L’économie déchiffrée

Politique fiscale de Trump : open bar sur le Titanic

Si l’on m’avait demandé de mettre au point un plan creusant au maximum le déficit budgétaire tout en générant le moins possible de bénéfices économiques, j’aurais proposé celui que le Sénat américain vient d’adopter.

Cette réforme fiscale abaisse massivement les impôts sur les entreprises et les ménages les plus riches, et fait payer ce cadeau à la vaste majorité des ménages. Ceux-ci bénéficient tout juste de quelques baisses temporaires d’impôts afin d’enjoliver l’emballage.

Un déficit sans stimulus de croissance

Un tel déficit ne fera rien pour la croissance. Un grand nombre de travaux de recherche ont montré que la relance budgétaire peut fonctionner, mais selon des critères très précis. Le meilleur effet est atteint par des mesures ciblées sur les ménages qui vont dépenser l’aide reçue plutôt que de l’épargner, ou sur des investissements soutenant l’activité économique comme les dépenses d’infrastructure. Le plan du Sénat va à l’encontre de ces recettes.

Les ménages les plus aisés ne vont en effet pas accroître leurs dépenses. Quant aux entreprises américaines, leurs bénéfices se portent très bien comme le montre le graphique ci-dessous. Elles ne font face à aucune contrainte financière qui briderait leurs investissements.

En termes d’infrastructure, le plan va à l’encontre du bon sens.
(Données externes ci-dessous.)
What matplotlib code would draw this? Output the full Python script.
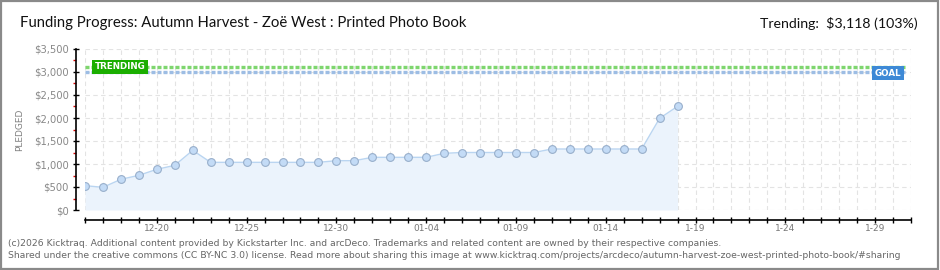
import matplotlib
matplotlib.use('Agg')
import matplotlib.pyplot as plt
import numpy as np
from matplotlib.patches import Rectangle

# ---- data ----
pledged = [529, 493, 667, 754, 884, 971, 1297, 1036, 1036, 1036, 1036, 1036, 1036, 1036,
           1072, 1072, 1145, 1145, 1145, 1145, 1232, 1250, 1250, 1250, 1250, 1250,
           1326, 1326, 1326, 1326, 1326, 1326, 1993, 2254]
n_days = 47  # 12-16 .. 01-31
tick_label_days = [4, 9, 14, 19, 24, 29, 34, 39, 44]
tick_labels = ['12-20', '12-25', '12-30', '01-04', '01-09', '01-14', '1-19', '1-24', '1-29']
y_ticks = [0, 500, 1000, 1500, 2000, 2500, 3000, 3500]
y_tick_labels = ['$0', '$500', '$1,000', '$1,500', '$2,000', '$2,500', '$3,000', '$3,500']
goal = 3000
trending = 3118
title = 'Funding Progress: Autumn Harvest - Zoë West : Printed Photo Book'
trend_text = 'Trending:  $3,118 (103%)'
footer1 = ('(c)2026 Kicktraq. Additional content provided by Kickstarter Inc. and arcDeco. '
           'Trademarks and related content are owned by their respective companies.')
footer2 = ('Shared under the creative commons (CC BY-NC 3.0) license. Read more about sharing '
           'this image at www.kicktraq.com/projects/arcdeco/autumn-harvest-zoe-west-printed-photo-book/#sharing')

W, H = 940, 270
PT = 0.72  # points per pixel at 100 dpi
fig = plt.figure(figsize=(W / 100, H / 100), dpi=100)
fig.patch.set_facecolor('white')
fig.patches.append(Rectangle((0.001, 0.002), 0.997, 0.995, transform=fig.transFigure,
                             fill=False, ec='#8a8a8a', lw=1.6))

ax = fig.add_axes([85 / W, 60 / H, 826 / W, 161 / H])
ax.set_xlim(0, n_days - 1)
ax.set_ylim(0, 3500)

x = np.arange(len(pledged))
ax.fill_between(x, pledged, 0, color='#EBF3FC', zorder=1, lw=0)
ax.plot(x, pledged, color='#BAD5F1', lw=1.0, marker='o', ms=5.6, mfc='#C3DBF6',
        mec='#98AFCB', mew=0.8, zorder=5)

# goal / trending lines
ax.axhline(trending, xmin=0, xmax=0.993, color='#7ED66E', lw=2.4, ls=(0, (1.2, 0.6)), zorder=3)
ax.axhline(goal, xmin=0, xmax=0.993, color='#9DBDE4', lw=2.4, ls=(0, (1.2, 0.6)), zorder=3)

ax.text(1.97, 3109, 'TRENDING', color='white', fontsize=6.3, fontweight='bold',
        ha='center', va='center', zorder=6,
        bbox=dict(boxstyle='square,pad=0.3', fc='#1BAE00', ec='none'))
ax.text(44.7, 2975, 'GOAL', color='white', fontsize=6.3, fontweight='bold',
        ha='center', va='center', zorder=6,
        bbox=dict(boxstyle='square,pad=0.3', fc='#3D89D6', ec='none'))

# ticks & grid
ax.set_xticks(range(n_days))
labels = [''] * n_days
for d, l in zip(tick_label_days, tick_labels):
    labels[d] = l
ax.set_xticklabels(labels)
ax.set_yticks(y_ticks)
ax.set_yticklabels(y_tick_labels)
ax.set_yticks([250, 750, 1250, 1750, 2250, 2750, 3250], minor=True)
ax.grid(True, which='major', color='#E3E3E3', lw=0.8, ls=(0, (4, 3)), zorder=0)
ax.set_axisbelow(True)

for s in ['top', 'right']:
    ax.spines[s].set_visible(False)
ax.spines['left'].set_position(('outward', 9 * PT))
ax.spines['bottom'].set_position(('outward', 10 * PT))
ax.spines['left'].set_bounds(0, 3500)
ax.spines['bottom'].set_bounds(0, n_days - 1)
ax.spines['left'].set_linewidth(1.2)
ax.spines['bottom'].set_linewidth(1.2)

ax.tick_params(axis='x', which='major', direction='inout', length=6 * PT, width=1.0,
               colors='black', labelcolor='#777777', labelsize=6.5, pad=1)
ax.tick_params(axis='y', which='major', direction='inout', length=6 * PT, width=1.0,
               colors='black', labelcolor='#888888', labelsize=7.2, pad=3)
ax.tick_params(axis='y', which='minor', direction='out', length=3 * PT, width=1.0, colors='#DD0000')

fig.text(20 / W, 1 - 130 / H, 'PLEDGED', rotation=90, color='#808080', fontsize=6.5,
         ha='center', va='center')

fig.text(20 / W, 1 - 23 / H, title, fontsize=10.7, color='#111111',
         family=['Lato', 'DejaVu Sans'], ha='left', va='center')
fig.text(918 / W, 1 - 23 / H, trend_text, fontsize=10.2, color='#111111',
         family=['Lato', 'DejaVu Sans'], ha='right', va='center')

fig.text(8 / W, 1 - 243 / H, footer1, fontsize=6.7, color='#666666', ha='left', va='center')
fig.text(8 / W, 1 - 256 / H, footer2, fontsize=6.7, color='#666666', ha='left', va='center')

fig.savefig('out.png', dpi=100)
Il augmente par exemple fortement la facture fiscale des étudiants dont les bourses ne seront plus déductibles.

En marche vers la prochaine crise

Ces coupes fiscales prennent place dans un environnement de relâchement de la régulation économique. En plus des changements règlementaires, l’atmosphère est à une attitude plus conciliante des régulateurs envers le monde économique en général et financier en particulier.

Nous risquons bien d’aller au-devant d’un nouvel épisode de subprimes sous une forme ou une autre. Sauf que lorsque le problème éclatera l’Etat américain aura les coudées financières bien moins franches qu’en 2008.

Au final les plus démunis paieront

Le prochain chapitre de la politique budgétaire américaine n’est pas difficile à deviner. Ceux-là même qui ont adopté les coupes d’impôts malgré l’impact sur le déficit budgétaire viendront alors annoncer d’un air grave que ledit déficit est un problème majeur. Oh, pas en vue d’augmenter les impôts, non, mais afin de demander des coupes dans les programmes de retraites et de santé.

Finalement, comme pour le Titanic, se seront les passagers de troisième classe qui paieront le plus lourd tribut, comme le montre le graphique ci-dessous. Au moins en 1912 les hommes voyageant en première classe se sont pliés à l’adage « les femmes et les enfants d’abord » et ont payé le tribut en conséquence, 67 % d’entre eux ayant péri. Je doute hélas que ceux de 2018 aient une attitude aussi correcte.